At the moment more sleep, or an extra day in the week. I am juggling work with the BBC, my own photography business, getting ready for a local exhibition in June at the Wild Goose Bakery, producing products based on my photography to sell, helping with the volunteer programme for Ape Action Africa in Cameroon and working on the Wildeye Festival in 2016.
What is your most unappealing habit?
Control freak; can be annoying I know. Sorry all my friends out there.
What is your guilty pleasure?
Watching the US show Biggest Loser whilst drinking wine and eating chocolate biscuits. Wrong I know.
Where do you hang out?
At the moment if I do have any spare time I am either at Marmelo or hoping that my friend Esme will invite me round for dinner. I am not a cook.
Who or what do you hate and why?
Hating takes up too much negative energy – although I am not happy at the Conservatives getting back in.
What do you most dislike about your appearance?
The fact that since I have come back from travelling and now sit at a desk, I can feel the lost pounds creeping back on. I need to start running.
What has your career taught you?
That you can do whatever you put your mind to. I left school at 16 with not the greatest grades and no idea what I wanted to do. Now I’m at the BBC, I have my own business, and firmly believe you can do whatever you want as long as you are wiling to work at it.
What is your favourite dish and why?
I’m a big fan of chocolate, I have a very sweet tooth. Oh and whisky sours if they are made right.
What are you working on right now?
Getting ready for my exhibition in E11 and thinking about images for a calendar that I want to produce for this Christmas.

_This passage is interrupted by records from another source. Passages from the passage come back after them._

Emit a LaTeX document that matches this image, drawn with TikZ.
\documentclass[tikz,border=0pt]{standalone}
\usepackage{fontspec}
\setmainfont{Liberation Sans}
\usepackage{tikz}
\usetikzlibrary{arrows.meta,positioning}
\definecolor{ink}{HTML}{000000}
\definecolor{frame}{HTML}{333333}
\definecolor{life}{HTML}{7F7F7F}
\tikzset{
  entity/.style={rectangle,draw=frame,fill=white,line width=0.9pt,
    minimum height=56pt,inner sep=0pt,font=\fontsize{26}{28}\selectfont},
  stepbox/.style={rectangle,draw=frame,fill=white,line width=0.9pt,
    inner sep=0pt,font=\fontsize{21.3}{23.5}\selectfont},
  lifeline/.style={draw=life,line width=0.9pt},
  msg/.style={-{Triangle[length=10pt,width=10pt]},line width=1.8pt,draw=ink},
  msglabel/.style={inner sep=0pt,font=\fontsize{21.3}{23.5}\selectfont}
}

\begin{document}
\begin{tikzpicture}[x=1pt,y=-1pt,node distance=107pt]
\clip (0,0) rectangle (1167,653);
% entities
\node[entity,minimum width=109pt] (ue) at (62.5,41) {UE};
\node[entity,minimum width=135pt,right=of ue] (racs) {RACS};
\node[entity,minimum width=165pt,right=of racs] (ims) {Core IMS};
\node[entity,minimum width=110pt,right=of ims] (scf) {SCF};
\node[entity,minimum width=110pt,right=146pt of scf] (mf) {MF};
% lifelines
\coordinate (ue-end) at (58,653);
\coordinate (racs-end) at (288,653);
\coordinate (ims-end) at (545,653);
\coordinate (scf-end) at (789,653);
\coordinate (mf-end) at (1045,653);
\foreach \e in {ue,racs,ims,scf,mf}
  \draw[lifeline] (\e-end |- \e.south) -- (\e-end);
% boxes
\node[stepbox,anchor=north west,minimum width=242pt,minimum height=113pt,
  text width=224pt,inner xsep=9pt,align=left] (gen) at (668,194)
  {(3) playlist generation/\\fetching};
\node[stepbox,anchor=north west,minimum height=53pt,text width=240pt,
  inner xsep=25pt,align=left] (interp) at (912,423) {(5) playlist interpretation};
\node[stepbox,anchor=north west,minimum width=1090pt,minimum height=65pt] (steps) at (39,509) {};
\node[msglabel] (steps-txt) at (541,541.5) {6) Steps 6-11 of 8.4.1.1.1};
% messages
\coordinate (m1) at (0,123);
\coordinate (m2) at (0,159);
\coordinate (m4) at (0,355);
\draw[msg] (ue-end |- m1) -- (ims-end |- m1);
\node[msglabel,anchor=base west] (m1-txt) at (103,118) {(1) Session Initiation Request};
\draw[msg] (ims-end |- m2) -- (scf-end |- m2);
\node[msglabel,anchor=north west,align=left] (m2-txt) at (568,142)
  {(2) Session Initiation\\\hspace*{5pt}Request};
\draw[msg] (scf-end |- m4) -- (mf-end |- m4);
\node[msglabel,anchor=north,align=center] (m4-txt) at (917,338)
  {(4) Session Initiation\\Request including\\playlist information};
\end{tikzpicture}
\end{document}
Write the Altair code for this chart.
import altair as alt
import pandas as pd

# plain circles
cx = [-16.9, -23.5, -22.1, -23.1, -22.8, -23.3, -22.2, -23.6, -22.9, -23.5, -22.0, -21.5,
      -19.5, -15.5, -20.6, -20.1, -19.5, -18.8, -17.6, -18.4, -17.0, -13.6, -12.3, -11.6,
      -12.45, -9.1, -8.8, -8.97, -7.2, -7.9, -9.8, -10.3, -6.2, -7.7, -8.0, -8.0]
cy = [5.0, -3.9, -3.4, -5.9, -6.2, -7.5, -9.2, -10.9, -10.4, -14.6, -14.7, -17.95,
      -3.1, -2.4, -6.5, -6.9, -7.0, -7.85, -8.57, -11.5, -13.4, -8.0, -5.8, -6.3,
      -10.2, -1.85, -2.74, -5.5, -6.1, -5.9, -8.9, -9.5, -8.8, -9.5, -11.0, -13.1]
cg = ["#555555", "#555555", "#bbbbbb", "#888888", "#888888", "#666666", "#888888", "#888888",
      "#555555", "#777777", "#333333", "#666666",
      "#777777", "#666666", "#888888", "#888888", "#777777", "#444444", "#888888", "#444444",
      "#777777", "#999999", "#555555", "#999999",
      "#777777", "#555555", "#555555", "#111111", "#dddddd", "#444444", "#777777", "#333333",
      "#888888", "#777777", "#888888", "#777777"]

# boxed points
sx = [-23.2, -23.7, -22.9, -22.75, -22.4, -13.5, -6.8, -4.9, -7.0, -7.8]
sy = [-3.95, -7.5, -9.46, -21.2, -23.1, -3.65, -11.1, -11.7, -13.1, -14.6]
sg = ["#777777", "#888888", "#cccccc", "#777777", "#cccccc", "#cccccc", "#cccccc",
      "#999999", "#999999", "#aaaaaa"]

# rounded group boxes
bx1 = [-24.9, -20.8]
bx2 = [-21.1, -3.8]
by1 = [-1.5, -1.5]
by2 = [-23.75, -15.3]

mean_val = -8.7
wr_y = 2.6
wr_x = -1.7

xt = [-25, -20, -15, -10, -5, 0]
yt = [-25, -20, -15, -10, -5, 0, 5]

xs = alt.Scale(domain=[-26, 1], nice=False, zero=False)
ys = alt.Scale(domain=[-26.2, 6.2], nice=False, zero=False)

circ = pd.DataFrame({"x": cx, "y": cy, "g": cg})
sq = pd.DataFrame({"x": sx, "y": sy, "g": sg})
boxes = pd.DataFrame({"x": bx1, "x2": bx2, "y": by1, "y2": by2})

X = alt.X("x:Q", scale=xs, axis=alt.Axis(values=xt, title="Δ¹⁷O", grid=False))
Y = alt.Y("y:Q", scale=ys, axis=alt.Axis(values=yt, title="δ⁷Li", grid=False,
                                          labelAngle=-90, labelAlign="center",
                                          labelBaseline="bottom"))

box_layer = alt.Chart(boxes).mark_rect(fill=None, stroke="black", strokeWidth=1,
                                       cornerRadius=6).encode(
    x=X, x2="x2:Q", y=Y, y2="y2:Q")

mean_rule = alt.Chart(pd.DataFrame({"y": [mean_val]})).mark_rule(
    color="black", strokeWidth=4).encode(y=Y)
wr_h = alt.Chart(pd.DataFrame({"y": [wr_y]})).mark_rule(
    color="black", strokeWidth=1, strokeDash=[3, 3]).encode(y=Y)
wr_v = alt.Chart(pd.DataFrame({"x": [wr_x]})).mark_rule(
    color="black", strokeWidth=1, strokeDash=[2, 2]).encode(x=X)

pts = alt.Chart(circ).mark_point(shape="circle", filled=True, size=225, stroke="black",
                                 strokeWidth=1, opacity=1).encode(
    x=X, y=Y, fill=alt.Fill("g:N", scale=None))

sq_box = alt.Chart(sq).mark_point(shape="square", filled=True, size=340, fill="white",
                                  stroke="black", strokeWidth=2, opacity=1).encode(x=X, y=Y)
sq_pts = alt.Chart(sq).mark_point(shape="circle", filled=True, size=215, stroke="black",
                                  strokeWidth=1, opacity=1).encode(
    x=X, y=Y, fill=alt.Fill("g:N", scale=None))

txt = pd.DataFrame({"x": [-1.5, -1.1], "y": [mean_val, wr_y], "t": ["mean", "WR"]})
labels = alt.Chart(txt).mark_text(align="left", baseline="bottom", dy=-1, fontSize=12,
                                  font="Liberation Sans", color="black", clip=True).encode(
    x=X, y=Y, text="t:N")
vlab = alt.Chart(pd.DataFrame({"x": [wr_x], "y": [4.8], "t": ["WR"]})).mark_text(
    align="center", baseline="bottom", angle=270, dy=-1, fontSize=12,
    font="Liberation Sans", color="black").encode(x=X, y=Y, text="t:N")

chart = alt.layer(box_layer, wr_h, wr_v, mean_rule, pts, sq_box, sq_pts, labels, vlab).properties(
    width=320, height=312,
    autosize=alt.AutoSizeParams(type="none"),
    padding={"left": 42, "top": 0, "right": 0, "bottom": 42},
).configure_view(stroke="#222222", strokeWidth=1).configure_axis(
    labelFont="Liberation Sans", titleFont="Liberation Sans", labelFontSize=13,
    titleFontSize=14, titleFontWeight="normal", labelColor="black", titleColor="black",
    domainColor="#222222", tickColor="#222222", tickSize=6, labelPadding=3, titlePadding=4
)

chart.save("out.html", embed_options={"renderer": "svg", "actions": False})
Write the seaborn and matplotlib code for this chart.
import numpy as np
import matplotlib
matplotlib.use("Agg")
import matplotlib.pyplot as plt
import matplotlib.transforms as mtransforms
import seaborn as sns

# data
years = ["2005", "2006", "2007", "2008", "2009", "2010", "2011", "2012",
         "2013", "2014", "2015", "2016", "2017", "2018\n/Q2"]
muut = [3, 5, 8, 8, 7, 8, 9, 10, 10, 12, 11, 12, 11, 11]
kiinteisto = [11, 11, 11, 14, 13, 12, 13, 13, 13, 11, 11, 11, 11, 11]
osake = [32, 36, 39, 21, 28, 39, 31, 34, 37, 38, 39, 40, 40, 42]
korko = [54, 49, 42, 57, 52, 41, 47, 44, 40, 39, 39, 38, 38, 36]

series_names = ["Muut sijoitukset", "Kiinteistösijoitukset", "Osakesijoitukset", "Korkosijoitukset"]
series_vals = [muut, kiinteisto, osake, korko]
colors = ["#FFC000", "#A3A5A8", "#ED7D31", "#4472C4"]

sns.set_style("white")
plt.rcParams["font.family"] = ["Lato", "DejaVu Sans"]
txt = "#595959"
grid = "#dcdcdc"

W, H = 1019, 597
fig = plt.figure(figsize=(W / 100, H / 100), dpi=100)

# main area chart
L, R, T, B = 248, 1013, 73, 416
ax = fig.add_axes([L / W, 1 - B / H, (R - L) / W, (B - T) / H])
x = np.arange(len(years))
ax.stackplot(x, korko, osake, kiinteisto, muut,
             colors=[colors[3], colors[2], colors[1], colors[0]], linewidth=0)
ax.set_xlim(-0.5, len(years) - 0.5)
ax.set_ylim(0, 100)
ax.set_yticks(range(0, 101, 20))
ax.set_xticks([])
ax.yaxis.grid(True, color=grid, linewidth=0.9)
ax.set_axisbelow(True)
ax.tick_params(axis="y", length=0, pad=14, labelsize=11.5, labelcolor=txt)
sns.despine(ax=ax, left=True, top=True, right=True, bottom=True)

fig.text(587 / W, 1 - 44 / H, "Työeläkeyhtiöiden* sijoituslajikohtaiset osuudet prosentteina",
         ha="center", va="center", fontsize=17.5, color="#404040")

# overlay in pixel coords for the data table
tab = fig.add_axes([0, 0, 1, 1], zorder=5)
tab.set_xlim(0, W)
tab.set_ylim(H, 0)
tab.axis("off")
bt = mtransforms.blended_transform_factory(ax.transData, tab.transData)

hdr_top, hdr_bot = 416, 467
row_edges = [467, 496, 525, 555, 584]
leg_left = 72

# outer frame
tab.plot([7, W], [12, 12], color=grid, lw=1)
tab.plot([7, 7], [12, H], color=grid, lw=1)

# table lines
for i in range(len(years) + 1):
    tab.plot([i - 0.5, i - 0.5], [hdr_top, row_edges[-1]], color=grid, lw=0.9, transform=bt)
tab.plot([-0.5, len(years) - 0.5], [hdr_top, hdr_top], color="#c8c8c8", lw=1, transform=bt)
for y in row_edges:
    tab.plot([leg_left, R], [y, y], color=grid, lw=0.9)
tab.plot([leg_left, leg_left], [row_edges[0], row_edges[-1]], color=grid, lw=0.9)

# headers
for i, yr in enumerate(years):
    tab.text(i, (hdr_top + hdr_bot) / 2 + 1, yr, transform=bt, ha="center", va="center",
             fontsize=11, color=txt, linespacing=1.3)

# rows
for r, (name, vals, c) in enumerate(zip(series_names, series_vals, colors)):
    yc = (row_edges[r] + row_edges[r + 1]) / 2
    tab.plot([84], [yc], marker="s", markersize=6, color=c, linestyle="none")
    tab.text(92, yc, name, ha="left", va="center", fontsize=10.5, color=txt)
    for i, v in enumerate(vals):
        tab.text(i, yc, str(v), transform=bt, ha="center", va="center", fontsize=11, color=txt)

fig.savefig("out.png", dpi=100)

Describe yourself as an animal.
Big cat. I can be quite soft and mellow one day, then another day roaring.
Finally, what do you like most now about the area?
That people want to live and set up small businesses here. Other than Marmelo, Albert and Francis on Francis Road, Wild Goose Bakery, The Northcote, The Red Lion, and the Luna Lounge – all these amazing places on my doorstep. And with the London School of Fashion opening up on the Olympic Park the area will continue to regenerate.
The house prices, of course. I’m trying to buy at the moment and would hate to leave the area, but am potentially being priced out of it due to the amount of people moving east.